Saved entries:
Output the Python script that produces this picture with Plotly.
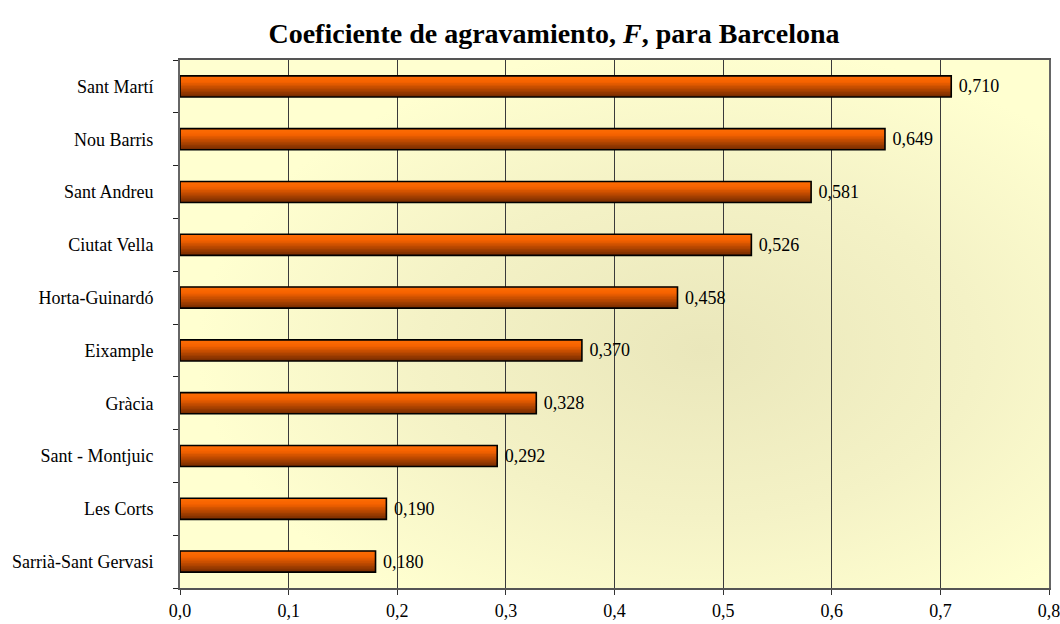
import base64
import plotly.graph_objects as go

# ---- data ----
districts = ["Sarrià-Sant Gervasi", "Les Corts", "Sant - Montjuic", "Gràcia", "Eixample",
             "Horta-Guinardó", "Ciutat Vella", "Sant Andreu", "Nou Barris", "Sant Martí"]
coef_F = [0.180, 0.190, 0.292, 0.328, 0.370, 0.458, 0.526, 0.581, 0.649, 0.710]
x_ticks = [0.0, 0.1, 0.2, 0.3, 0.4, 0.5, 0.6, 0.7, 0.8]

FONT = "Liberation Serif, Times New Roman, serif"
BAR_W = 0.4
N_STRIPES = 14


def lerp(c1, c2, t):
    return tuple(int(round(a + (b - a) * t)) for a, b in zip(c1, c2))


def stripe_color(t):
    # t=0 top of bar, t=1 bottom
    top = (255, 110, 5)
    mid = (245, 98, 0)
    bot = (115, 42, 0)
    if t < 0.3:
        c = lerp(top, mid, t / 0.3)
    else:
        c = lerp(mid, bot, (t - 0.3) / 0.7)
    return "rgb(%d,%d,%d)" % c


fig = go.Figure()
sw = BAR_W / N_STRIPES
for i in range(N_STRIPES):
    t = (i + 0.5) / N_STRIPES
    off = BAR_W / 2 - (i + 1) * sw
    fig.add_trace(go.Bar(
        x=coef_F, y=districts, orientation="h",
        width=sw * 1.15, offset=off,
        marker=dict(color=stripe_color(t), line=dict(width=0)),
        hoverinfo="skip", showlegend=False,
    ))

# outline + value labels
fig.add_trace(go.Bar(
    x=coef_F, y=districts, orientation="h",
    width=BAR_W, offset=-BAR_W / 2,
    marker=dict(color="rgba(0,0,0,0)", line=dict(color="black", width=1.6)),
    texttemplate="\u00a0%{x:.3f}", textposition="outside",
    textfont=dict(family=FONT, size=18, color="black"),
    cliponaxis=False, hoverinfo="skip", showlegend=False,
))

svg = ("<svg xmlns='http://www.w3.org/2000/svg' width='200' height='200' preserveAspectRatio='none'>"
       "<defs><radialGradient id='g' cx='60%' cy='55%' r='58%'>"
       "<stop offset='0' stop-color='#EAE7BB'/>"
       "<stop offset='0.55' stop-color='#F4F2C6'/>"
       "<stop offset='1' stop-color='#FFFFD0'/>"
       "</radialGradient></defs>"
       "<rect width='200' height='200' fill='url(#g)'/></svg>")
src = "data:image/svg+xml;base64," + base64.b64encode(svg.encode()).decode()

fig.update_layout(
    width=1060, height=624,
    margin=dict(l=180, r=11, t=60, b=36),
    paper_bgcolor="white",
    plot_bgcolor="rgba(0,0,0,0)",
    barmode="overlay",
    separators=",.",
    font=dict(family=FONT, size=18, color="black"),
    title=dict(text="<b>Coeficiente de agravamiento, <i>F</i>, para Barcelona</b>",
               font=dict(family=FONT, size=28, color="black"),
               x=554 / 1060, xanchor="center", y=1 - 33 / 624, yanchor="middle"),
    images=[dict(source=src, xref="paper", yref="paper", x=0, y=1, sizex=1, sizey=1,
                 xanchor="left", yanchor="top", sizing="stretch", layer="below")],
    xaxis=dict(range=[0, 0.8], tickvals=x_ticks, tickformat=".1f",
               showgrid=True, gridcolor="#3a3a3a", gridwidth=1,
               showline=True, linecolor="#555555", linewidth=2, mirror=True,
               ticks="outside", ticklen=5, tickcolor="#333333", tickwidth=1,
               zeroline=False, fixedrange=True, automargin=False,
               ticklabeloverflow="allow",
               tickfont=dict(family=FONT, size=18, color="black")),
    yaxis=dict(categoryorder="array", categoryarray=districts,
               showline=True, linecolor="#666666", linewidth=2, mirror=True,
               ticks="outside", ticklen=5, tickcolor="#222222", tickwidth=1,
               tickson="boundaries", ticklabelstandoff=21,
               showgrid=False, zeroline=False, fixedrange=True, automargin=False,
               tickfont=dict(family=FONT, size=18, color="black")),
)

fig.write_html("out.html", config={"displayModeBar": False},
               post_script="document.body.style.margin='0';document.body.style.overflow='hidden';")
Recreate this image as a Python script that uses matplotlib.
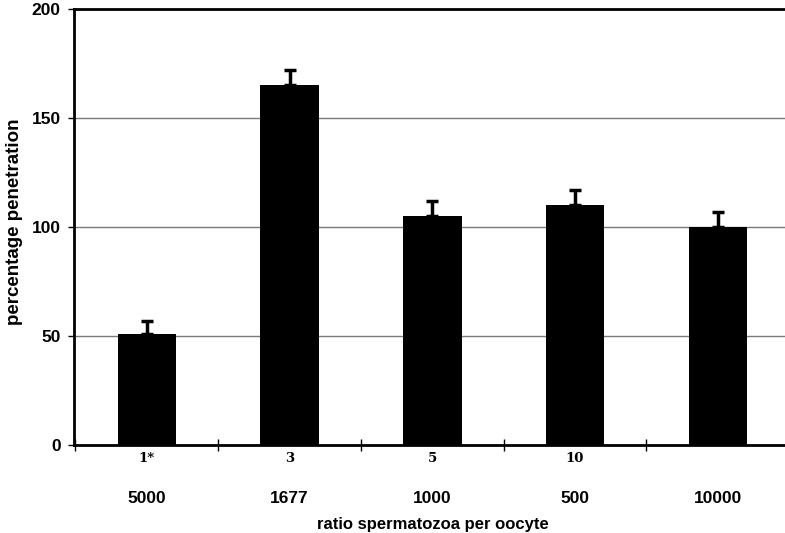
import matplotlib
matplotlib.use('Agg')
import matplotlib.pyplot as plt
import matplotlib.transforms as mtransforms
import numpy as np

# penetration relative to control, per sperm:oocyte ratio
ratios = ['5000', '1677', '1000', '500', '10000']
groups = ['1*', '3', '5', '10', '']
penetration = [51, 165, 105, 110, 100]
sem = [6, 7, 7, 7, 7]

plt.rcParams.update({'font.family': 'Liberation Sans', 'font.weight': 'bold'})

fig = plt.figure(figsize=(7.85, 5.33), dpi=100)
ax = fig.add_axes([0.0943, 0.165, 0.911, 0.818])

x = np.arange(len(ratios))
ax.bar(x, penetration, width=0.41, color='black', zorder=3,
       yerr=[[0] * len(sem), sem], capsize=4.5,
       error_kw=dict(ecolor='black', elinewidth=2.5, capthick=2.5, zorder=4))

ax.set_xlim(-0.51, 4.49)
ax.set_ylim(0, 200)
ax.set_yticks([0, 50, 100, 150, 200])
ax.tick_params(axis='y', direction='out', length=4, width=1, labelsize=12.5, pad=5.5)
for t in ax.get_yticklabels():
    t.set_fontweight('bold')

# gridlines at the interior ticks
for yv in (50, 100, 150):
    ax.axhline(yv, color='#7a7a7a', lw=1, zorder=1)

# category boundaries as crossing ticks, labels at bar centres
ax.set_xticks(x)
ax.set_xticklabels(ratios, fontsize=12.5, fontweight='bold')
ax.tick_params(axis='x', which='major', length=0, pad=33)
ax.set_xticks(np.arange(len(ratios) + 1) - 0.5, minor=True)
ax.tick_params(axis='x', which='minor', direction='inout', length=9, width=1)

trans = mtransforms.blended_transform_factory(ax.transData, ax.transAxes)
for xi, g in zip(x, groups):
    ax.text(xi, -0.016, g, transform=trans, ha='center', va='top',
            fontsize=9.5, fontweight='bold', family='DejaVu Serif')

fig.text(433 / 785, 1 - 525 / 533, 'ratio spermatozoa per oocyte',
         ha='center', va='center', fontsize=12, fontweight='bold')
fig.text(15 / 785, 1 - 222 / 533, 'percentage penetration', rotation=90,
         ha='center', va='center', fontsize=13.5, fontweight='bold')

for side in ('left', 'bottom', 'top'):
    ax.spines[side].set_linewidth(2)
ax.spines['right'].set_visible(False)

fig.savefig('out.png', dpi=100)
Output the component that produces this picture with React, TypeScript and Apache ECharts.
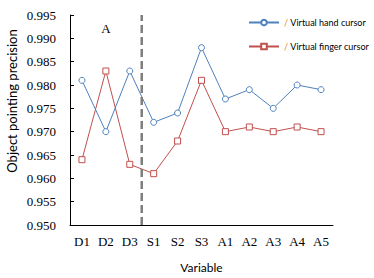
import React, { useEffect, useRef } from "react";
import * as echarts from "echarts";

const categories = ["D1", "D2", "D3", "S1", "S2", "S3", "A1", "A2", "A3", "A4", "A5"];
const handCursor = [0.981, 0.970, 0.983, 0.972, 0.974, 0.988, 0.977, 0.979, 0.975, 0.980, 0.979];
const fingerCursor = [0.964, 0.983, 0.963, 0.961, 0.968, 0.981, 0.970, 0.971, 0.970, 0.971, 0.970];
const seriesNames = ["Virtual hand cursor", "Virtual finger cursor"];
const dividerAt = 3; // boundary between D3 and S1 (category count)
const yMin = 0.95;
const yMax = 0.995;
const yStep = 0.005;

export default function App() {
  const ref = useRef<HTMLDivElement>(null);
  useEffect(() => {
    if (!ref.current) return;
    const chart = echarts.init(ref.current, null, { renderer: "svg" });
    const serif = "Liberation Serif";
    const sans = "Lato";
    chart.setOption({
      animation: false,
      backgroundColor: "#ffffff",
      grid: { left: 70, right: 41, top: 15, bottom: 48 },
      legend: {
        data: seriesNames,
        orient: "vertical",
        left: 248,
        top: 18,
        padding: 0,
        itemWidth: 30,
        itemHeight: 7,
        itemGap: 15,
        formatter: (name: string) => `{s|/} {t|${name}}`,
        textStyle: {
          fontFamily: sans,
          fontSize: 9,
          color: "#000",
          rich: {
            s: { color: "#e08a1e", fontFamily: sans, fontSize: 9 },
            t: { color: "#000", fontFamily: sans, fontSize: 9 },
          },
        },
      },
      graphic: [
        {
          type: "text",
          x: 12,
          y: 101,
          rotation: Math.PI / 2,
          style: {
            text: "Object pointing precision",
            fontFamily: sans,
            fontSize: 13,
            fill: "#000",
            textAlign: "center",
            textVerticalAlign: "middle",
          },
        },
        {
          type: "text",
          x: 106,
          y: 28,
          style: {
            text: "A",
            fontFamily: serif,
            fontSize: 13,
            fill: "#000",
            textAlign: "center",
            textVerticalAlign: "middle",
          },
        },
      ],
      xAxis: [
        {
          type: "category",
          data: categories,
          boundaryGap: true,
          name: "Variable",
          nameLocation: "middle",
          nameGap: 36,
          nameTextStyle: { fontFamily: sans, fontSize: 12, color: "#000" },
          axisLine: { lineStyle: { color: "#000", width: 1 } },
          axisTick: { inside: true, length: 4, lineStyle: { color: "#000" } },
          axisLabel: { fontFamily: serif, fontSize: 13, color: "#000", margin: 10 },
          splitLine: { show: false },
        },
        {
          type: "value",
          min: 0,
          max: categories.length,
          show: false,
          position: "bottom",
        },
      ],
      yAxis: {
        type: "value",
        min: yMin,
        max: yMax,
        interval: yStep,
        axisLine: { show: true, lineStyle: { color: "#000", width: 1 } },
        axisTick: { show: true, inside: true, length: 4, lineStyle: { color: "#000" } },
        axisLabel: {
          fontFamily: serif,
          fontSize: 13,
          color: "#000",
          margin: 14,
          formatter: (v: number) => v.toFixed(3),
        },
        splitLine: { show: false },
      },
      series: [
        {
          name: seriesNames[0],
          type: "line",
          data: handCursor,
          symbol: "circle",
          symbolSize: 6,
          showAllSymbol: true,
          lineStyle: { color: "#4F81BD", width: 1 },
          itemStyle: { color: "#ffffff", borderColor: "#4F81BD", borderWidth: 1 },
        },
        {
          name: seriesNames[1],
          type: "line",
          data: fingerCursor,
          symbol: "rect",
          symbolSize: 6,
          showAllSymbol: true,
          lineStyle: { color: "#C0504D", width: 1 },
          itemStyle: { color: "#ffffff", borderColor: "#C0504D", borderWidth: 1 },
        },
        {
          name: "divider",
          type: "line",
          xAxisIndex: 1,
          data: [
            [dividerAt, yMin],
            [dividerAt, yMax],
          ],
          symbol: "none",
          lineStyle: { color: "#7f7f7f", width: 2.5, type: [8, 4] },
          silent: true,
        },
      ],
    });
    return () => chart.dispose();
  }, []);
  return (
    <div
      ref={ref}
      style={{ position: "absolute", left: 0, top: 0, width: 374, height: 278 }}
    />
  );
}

→ DIRECTIONS FOR THIS TASK: Your task is to restate word for word the lines from the top of the data to the line containing "import plotly.graph_objects as go", both ends included, with every picture left out.

→ TASK OUTPUT:
Output the Python script that produces this picture with Plotly.
import base64
import plotly.graph_objects as go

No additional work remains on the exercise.